At the end of last month the much-anticipated biopic about Cesar Chavez opened in theaters across the country. While we were thrilled that this important story was finally being told on the big screen, we couldn’t help but feel that something was missing. In reality Dolores Huerta played an equally important role in the movement for farm workers’ rights. However, in the movie – much like in real life – her role isn’t always highlighted.
Therefore, we’re taking a moment to shine the spotlight on Huerta and her many contributions over the years in celebration of her 84th birthday. Huerta – who is consistently regarded as one of the most influential women of the 20th century – rose to prominence for dedicating her life to la lucha for equality, with a particular focus on farm workers’ rights, civil rights, and women’s rights.

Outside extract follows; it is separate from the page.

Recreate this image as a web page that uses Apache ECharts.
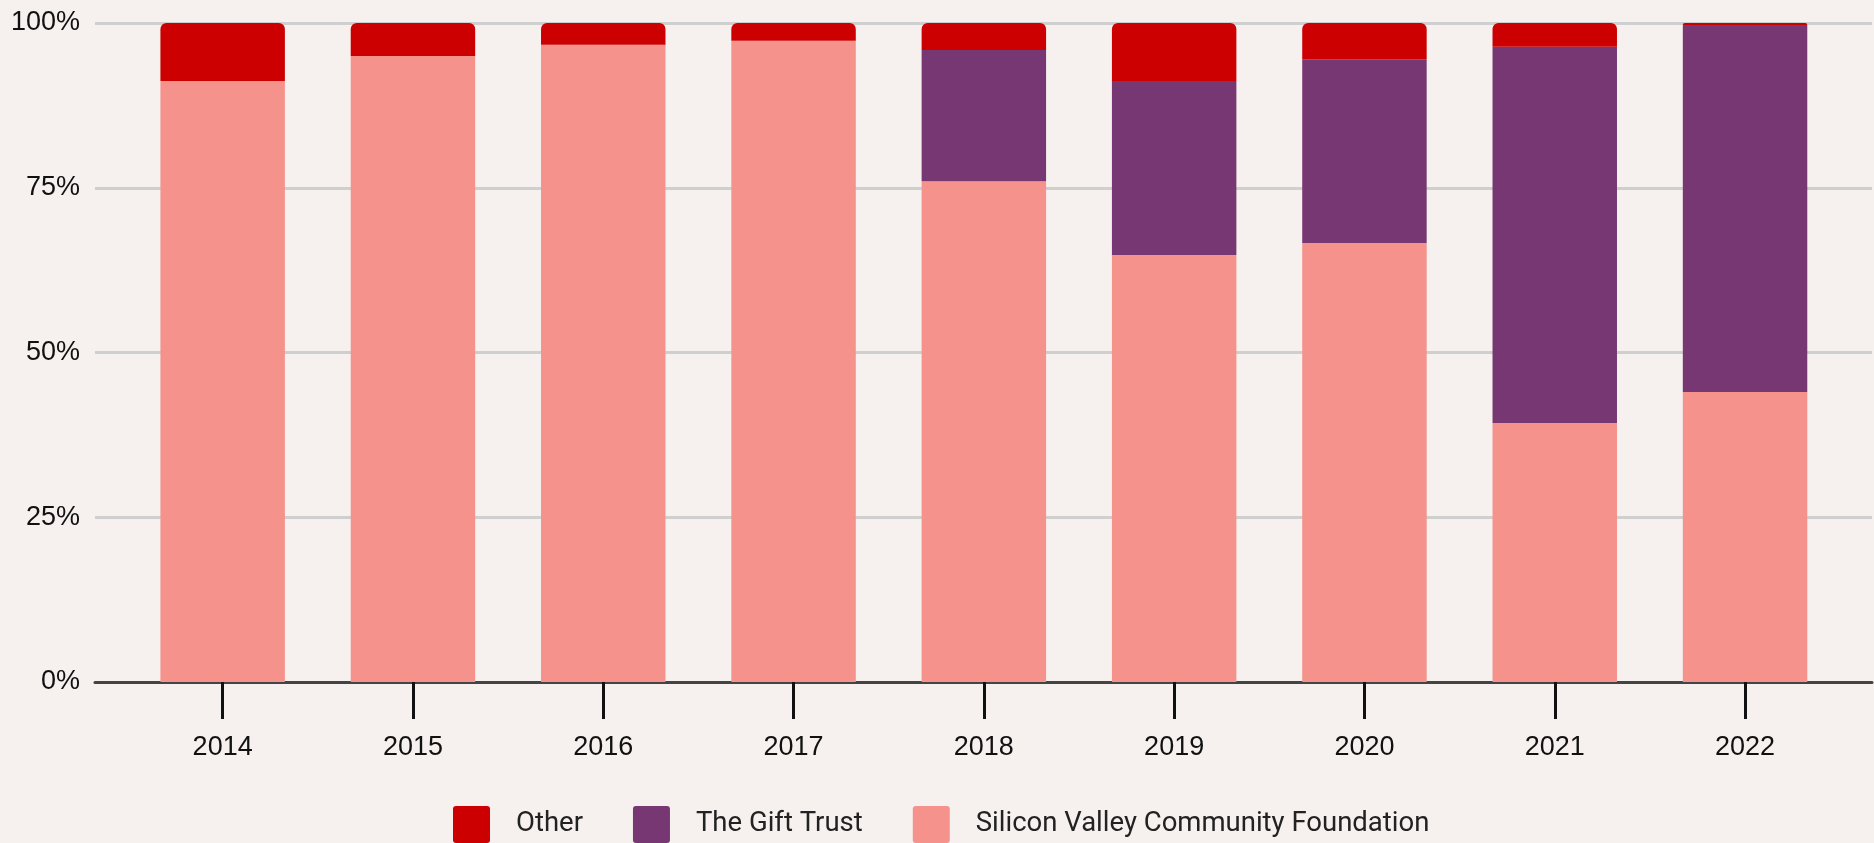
<!DOCTYPE html>
<html>
<head>
<meta charset="utf-8">
<script src="https://cdn.jsdelivr.net/npm/echarts@6/dist/echarts.min.js"></script>
<style>
html,body{margin:0;padding:0;background:#F6F1EE;}
#c{width:1874px;height:843px;}
</style>
</head>
<body>
<div id="c"></div>
<script>
var years = ['2014','2015','2016','2017','2018','2019','2020','2021','2022'];
var svcf  = [91.2, 95.0, 96.7, 97.3, 76.0, 64.8, 66.6, 39.3, 44.0];
var gift  = [0, 0, 0, 0, 19.9, 26.4, 27.9, 57.1, 55.7];
var other = [8.8, 5.0, 3.3, 2.7, 4.1, 8.8, 5.5, 3.6, 0.3];
var yTicks = [0, 25, 50, 75, 100];
var seriesNames = ['Other', 'The Gift Trust', 'Silicon Valley Community Foundation'];

var chart = echarts.init(document.getElementById('c'), null, {renderer:'canvas'});
var labelFont = '"Liberation Sans", Arial, sans-serif';
var legendIcon = 'path://M3,0 H34 Q37,0 37,3 V34 Q37,37 34,37 H3 Q0,37 0,34 V3 Q0,0 3,0 Z';
chart.setOption({
  backgroundColor: '#F6F1EE',
  animation: false,
  grid: [
    {left: 95, right: 2, top: 23, bottom: 161},
    {left: 127.5, right: 33.8, top: 23, bottom: 161}
  ],
  xAxis: [
    {gridIndex: 0, type: 'value', min: 0, max: 1,
     axisLine: {show: true, lineStyle: {color: '#444', width: 3}},
     axisTick: {show: false}, axisLabel: {show: false}, splitLine: {show: false}},
    {gridIndex: 1, type: 'category', data: years,
     axisLine: {show: false},
     axisTick: {show: true, alignWithLabel: true, length: 37, lineStyle: {color: '#111', width: 3}},
     axisLabel: {margin: 52, fontSize: 27, color: '#111', fontFamily: labelFont}}
  ],
  yAxis: [
    {gridIndex: 0, type: 'value', min: yTicks[0], max: yTicks[yTicks.length-1], interval: 25,
     axisLine: {show: false}, axisTick: {show: false},
     axisLabel: {margin: 15, fontSize: 27, color: '#111', fontFamily: labelFont, formatter: '{value}%'},
     splitLine: {show: true, lineStyle: {color: '#CFCFCF', width: 3}}},
    {gridIndex: 1, type: 'value', min: 0, max: 100,
     axisLine: {show: false}, axisTick: {show: false}, axisLabel: {show: false}, splitLine: {show: false}}
  ],
  legend: {
    data: seriesNames,
    top: 801,
    left: 448,
    icon: legendIcon,
    itemWidth: 37, itemHeight: 37, itemGap: 50,
    textStyle: {fontSize: 27.5, color: '#222', fontFamily: 'Roboto, sans-serif', padding: [0,0,0,21]}
  },
  series: [
    {name: seriesNames[2], type: 'bar', stack: 's', xAxisIndex: 1, yAxisIndex: 1,
     data: svcf, barWidth: '65.4%', itemStyle: {color: '#F4928B'}},
    {name: seriesNames[1], type: 'bar', stack: 's', xAxisIndex: 1, yAxisIndex: 1,
     data: gift, barWidth: '65.4%', itemStyle: {color: '#763772'}},
    {name: seriesNames[0], type: 'bar', stack: 's', xAxisIndex: 1, yAxisIndex: 1,
     data: other, barWidth: '65.4%', itemStyle: {color: '#CC0000', borderRadius: [6,6,0,0]}}
  ]
});
</script>
</body>
</html>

Dolores Clara Huerta was born on April 10, 1930 in Dawson, NM. From an early age was exposed to the kindness of giving and the strength of feminism by her mother, who was active in the church and community. She later cited her mother’s spirit and community involvement as influencing her to identify as a feminist.
After graduating from the Pacific’s Stockton College, Huerta became a teacher. Her observations while teaching in a low-income, rural area served as a catalyst for her involvement in the farm workers’ rights movement. Of her experience she said, “I couldn’t tolerate seeing kids come to class hungry and needing shoes. I thought I could do more by organizing farm workers than by trying to teach their hungry children.”
As a result, she left teaching and focused her energy on organizing and advocating on behalf of farm workers, whose voices were largely silent at this time. Over the next few years she was active in the community, and co-founded several organizations. However, she is most well known for co-founding the National Farm Workers Association (now known as United Agricultural Workers Organizing Committee) in 1962 with Cesar Chavez. In addition to organizing, she was politically active, lobbying for and against laws that would help the people she served. While Huerta played an invaluable role in the farm workers’ rights movement, she was also active in the women’s rights movement, and worked on behalf of the Feminist Majority, encouraging Latinas to run for office.
Huerta has received many accolades for her contributions to society, including the Presidential Medal of Freedom and the Eleanor Roosevelt Award for Human Rights. She also received an honorary degree from Princeton University and has several schools named after her across the country. Today Huerta remains active in progressive causes and serves on several boards. She is also the president of the Dolores Huerta Foundation, which organizes at the grassroots level, engaging and developing natural leaders.
Dolores Huerta’s lifetime of achievements forever changed our nation, and her spirit of nonviolent activism, Latina empowerment, and dignity for all will forever remain an important part of her legacy as a one of our community’s original podersas. At NLIRH we are proud to call Dolores Huerta a friend and hermana en la luncha, as she has joined us for several events and rallies, and remains an inspiration to us all. ¡Feliz cumpleaños!